**MATERIAL TO PROCESS**
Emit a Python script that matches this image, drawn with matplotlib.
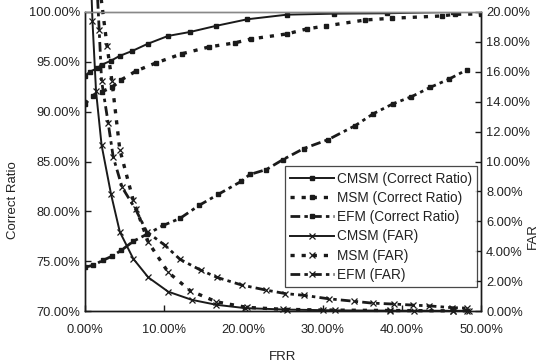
import matplotlib
matplotlib.use("Agg")
import matplotlib.pyplot as plt
from matplotlib.ticker import FuncFormatter, MultipleLocator

plt.rcParams['font.family'] = ['Liberation Sans', 'DejaVu Sans']
plt.rcParams['lines.scale_dashes'] = False

# ---- data (FRR in %, values in %) ----
cmsm_cr_x = [0.0, 0.6, 1.5, 2.1, 3.25, 4.4, 6.0, 7.9, 10.5, 13.3, 16.5, 20.5, 25.5, 31.4, 38.1, 46.5, 50.0]
cmsm_cr_y = [93.6, 94.0, 94.35, 94.7, 95.1, 95.6, 96.1, 96.8, 97.6, 98.0, 98.6, 99.27, 99.73, 99.83, 99.87, 100.0, 100.0]

msm_cr_x = [0.0, 1.0, 2.1, 3.4, 4.6, 6.5, 9.0, 12.2, 15.7, 18.9, 21.0, 25.5, 28.0, 30.4, 35.4, 38.7, 45.0, 46.7, 50.0]
msm_cr_y = [90.8, 91.6, 92.0, 92.45, 93.2, 94.1, 94.9, 95.8, 96.5, 96.9, 97.3, 97.8, 98.3, 98.6, 99.2, 99.37, 99.6, 99.77, 99.8]

efm_cr_x = [0.0, 1.05, 2.3, 3.4, 4.6, 6.1, 7.8, 9.9, 12.0, 14.4, 16.8, 19.7, 20.8, 22.9, 25.0, 27.6, 30.7, 34.1, 36.4, 38.9, 41.2, 43.6, 45.9, 48.2]
efm_cr_y = [74.4, 74.6, 75.1, 75.5, 76.1, 77.0, 77.7, 78.6, 79.3, 80.6, 81.7, 83.0, 83.7, 84.2, 85.2, 86.3, 87.2, 88.6, 89.8, 90.8, 91.5, 92.45, 93.25, 94.2]

cmsm_far_x = [0.5, 0.95, 1.4, 2.1, 3.3, 4.4, 6.1, 8.0, 10.5, 13.5, 16.6, 20.2, 25.5, 31.5, 38.5, 46.5, 48.5]
cmsm_far_y = [26.0, 19.4, 14.7, 11.1, 7.8, 5.3, 3.5, 2.25, 1.3, 0.75, 0.42, 0.2, 0.1, 0.05, 0.03, 0.02, 0.02]

msm_far_x = [1.9, 2.8, 3.4, 4.4, 6.1, 8.0, 10.5, 13.3, 16.6, 20.4, 25.0, 30.0, 38.5, 41.5, 46.5, 48.2]
msm_far_y = [21.5, 17.7, 15.4, 10.8, 7.4, 4.6, 2.6, 1.36, 0.62, 0.25, 0.12, 0.07, 0.04, 0.03, 0.02, 0.02]

efm_far_x = [1.3, 1.8, 2.1, 2.94, 3.57, 4.7, 6.4, 7.8, 10.1, 12.0, 14.6, 16.7, 19.8, 22.9, 25.3, 27.7, 30.8, 33.9, 36.3, 39.0, 41.4, 43.4, 46.3, 48.2]
efm_far_y = [24.0, 18.8, 15.4, 12.55, 10.3, 8.27, 6.8, 5.3, 4.4, 3.46, 2.74, 2.25, 1.74, 1.4, 1.17, 1.05, 0.82, 0.66, 0.53, 0.47, 0.4, 0.35, 0.23, 0.2]

labels = ["CMSM (Correct Ratio)", "MSM (Correct Ratio)", "EFM (Correct Ratio)",
          "CMSM (FAR)", "MSM (FAR)", "EFM (FAR)"]

K = '#1a1a1a'
TXT = '#222222'

fig = plt.figure(figsize=(5.48, 3.63), dpi=100)
ax = fig.add_axes([0.155, 0.143, 0.723, 0.824])
ax2 = ax.twinx()

dot = (0, (3.0, 5.0))
dashdot = (0, (7.0, 3.0, 2.5, 3.0))

h = []
h += ax.plot(cmsm_cr_x, cmsm_cr_y, color=K, lw=1.4, marker='s', ms=2.6, label=labels[0])
h += ax.plot(msm_cr_x, msm_cr_y, color=K, lw=2.4, linestyle=dot, marker='s', ms=3, label=labels[1])
h += ax.plot(efm_cr_x, efm_cr_y, color=K, lw=2.0, linestyle=dashdot, marker='s', ms=3, label=labels[2])
h += ax2.plot(cmsm_far_x, cmsm_far_y, color=K, lw=1.4, marker='x', ms=5, mew=0.9, label=labels[3], clip_on=False)
h += ax2.plot(msm_far_x, msm_far_y, color=K, lw=2.4, linestyle=dot, marker='x', ms=5, mew=0.9, label=labels[4], clip_on=False)
h += ax2.plot(efm_far_x, efm_far_y, color=K, lw=2.0, linestyle=dashdot, marker='x', ms=5, mew=0.9, label=labels[5], clip_on=False)

ax.set_xlim(0, 50)
ax.set_ylim(70, 100)
ax2.set_ylim(0, 20)
ax.xaxis.set_major_locator(MultipleLocator(10))
ax.yaxis.set_major_locator(MultipleLocator(5))
ax2.yaxis.set_major_locator(MultipleLocator(2))
pct = FuncFormatter(lambda v, p: f"{v:.2f}%")
ax.xaxis.set_major_formatter(pct)
ax.yaxis.set_major_formatter(pct)
ax2.yaxis.set_major_formatter(pct)

for a in (ax, ax2):
    a.tick_params(direction='in', length=4, width=1, colors=K, labelcolor=TXT, labelsize=9.3)
    for s in a.spines.values():
        s.set_color(K)
        s.set_linewidth(1.0)
ax.spines['top'].set_color('#888888')
ax2.spines['top'].set_color('#888888')
ax.tick_params(axis='x', pad=9)

ax.set_xlabel("FRR", fontsize=9.5, color=TXT)
ax.xaxis.set_label_coords(0.5, -0.135)
ax.set_ylabel("Correct Ratio", fontsize=9.5, color=TXT)
ax.yaxis.set_label_coords(-0.167, 0.37)
ax2.set_ylabel("FAR", fontsize=9.5, color=TXT)
ax2.yaxis.set_label_coords(1.115, 0.25)

leg = ax2.legend(h, labels, loc='lower right', bbox_to_anchor=(0.99, 0.08),
                 frameon=True, fancybox=False, edgecolor=K, fontsize=9.8,
                 handlelength=3.2, handletextpad=0.2, borderpad=0.4,
                 labelspacing=0.38, borderaxespad=0)
leg.get_frame().set_linewidth(0.9)
for t in leg.get_texts():
    t.set_color(TXT)

fig.savefig("out.png", dpi=100)
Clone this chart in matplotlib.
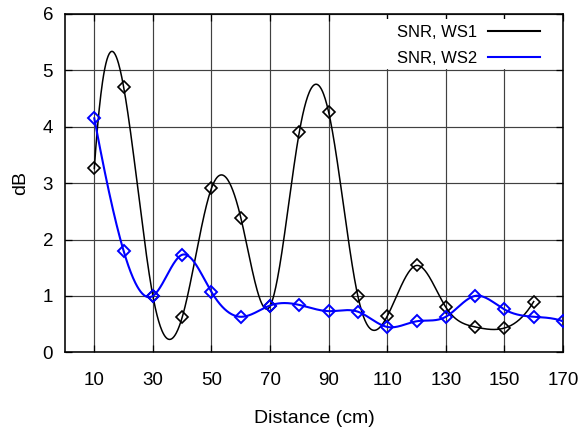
import numpy as np
import matplotlib
matplotlib.use("Agg")
import matplotlib.pyplot as plt
from matplotlib.lines import Line2D
from matplotlib.patches import Rectangle

plt.rcParams['font.family'] = ['Liberation Sans', 'DejaVu Sans']

# data
dist_ws1 = [10, 20, 30, 40, 50, 60, 70, 80, 90, 100, 110, 120, 130, 140, 150, 160]
snr_ws1 = [3.26, 4.71, 1.00, 0.62, 2.91, 2.39, 0.82, 3.91, 4.26, 0.99, 0.64, 1.54, 0.80, 0.45, 0.43, 0.90]
dist_ws2 = [10, 20, 30, 40, 50, 60, 70, 80, 90, 100, 110, 120, 130, 140, 150, 160, 170]
snr_ws2 = [4.15, 1.80, 1.00, 1.73, 1.07, 0.63, 0.83, 0.84, 0.73, 0.72, 0.45, 0.55, 0.63, 1.00, 0.76, 0.63, 0.55]
xticks = [10, 30, 50, 70, 90, 110, 130, 150, 170]
yticks = [0, 1, 2, 3, 4, 5, 6]
labels = ["SNR, WS1", "SNR, WS2"]


def spline_curve(x, y, n=800):
    """Cubic spline with not-a-knot end conditions."""
    x = np.asarray(x, float)
    y = np.asarray(y, float)
    N = len(x)
    h = np.diff(x)
    A = np.zeros((N, N))
    b = np.zeros(N)
    A[0, 0] = h[1]
    A[0, 1] = -(h[0] + h[1])
    A[0, 2] = h[0]
    A[-1, -3] = h[-1]
    A[-1, -2] = -(h[-2] + h[-1])
    A[-1, -1] = h[-2]
    for i in range(1, N - 1):
        A[i, i - 1] = h[i - 1]
        A[i, i] = 2 * (h[i - 1] + h[i])
        A[i, i + 1] = h[i]
        b[i] = 6 * ((y[i + 1] - y[i]) / h[i] - (y[i] - y[i - 1]) / h[i - 1])
    M = np.linalg.solve(A, b)
    xs = np.linspace(x[0], x[-1], n)
    idx = np.clip(np.searchsorted(x, xs) - 1, 0, N - 2)
    x0, x1 = x[idx], x[idx + 1]
    y0, y1 = y[idx], y[idx + 1]
    m0, m1 = M[idx], M[idx + 1]
    hh = x1 - x0
    t1 = x1 - xs
    t0 = xs - x0
    ys = (m0 * t1 ** 3 + m1 * t0 ** 3) / (6 * hh) \
        + (y0 / hh - m0 * hh / 6) * t1 + (y1 / hh - m1 * hh / 6) * t0
    return xs, ys


fig = plt.figure(figsize=(5.8, 4.28), dpi=100)
ax = fig.add_axes([65 / 580, (428 - 352.3) / 428, (563 - 65) / 580, (352.3 - 14) / 428])

xs1, ys1 = spline_curve(dist_ws1, snr_ws1)
xs2, ys2 = spline_curve(dist_ws2, snr_ws2)

ax.plot(xs1, ys1, color='black', lw=1.1, zorder=3)
ax.plot(dist_ws1, snr_ws1, linestyle='none', marker='D', ms=6, mfc='none',
        mec='black', mew=1.2, zorder=4)
ax.plot(xs2, ys2, color='#0000ff', lw=1.5, zorder=3)
ax.plot(dist_ws2, snr_ws2, linestyle='none', marker='D', ms=6, mfc='none',
        mec='#0000ff', mew=1.4, zorder=4)

ax.set_xlim(0, 170)
ax.set_ylim(0, 6)
ax.set_xticks(xticks)
ax.set_yticks(yticks)
ax.set_axisbelow(True)
ax.grid(True, color='#404040', lw=0.85)
ax.tick_params(axis='both', direction='in', length=5, width=0.9, top=True, right=True,
               labelsize=13.5, color='black')
ax.tick_params(axis='x', pad=14)
ax.tick_params(axis='y', pad=8.5)
for s in ax.spines.values():
    s.set_linewidth(1.15)

ax.set_xlabel("Distance (cm)", fontsize=14, labelpad=15)
ax.set_ylabel("dB", fontsize=14, labelpad=10)

# white legend background covering the grid
ax.add_patch(Rectangle((0.618, 0.837), 0.382, 0.147, transform=ax.transAxes,
                       facecolor='white', edgecolor='none', zorder=1))

handles = [Line2D([], [], color='black', lw=1.5),
           Line2D([], [], color='#0000ff', lw=1.5)]
ax.legend(handles, labels, loc='upper right', bbox_to_anchor=(0.954, 0.968),
          bbox_transform=ax.transAxes, frameon=False, markerfirst=False,
          fontsize=12, handlelength=3.1, handletextpad=0.68, labelspacing=0.65,
          borderpad=0, borderaxespad=0)

fig.savefig("out.png", dpi=100)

**INSTRUCTIONS FOR THE TASK**
The lines from the start of the entries above through the one containing "plt.rcParams['lines.scale_dashes'] = False" are to be retyped exactly, and no others. Pictures are left out.

**THE RESPONSE**
Emit a Python script that matches this image, drawn with matplotlib.
import matplotlib
matplotlib.use("Agg")
import matplotlib.pyplot as plt
from matplotlib.ticker import FuncFormatter, MultipleLocator

plt.rcParams['font.family'] = ['Liberation Sans', 'DejaVu Sans']
plt.rcParams['lines.scale_dashes'] = False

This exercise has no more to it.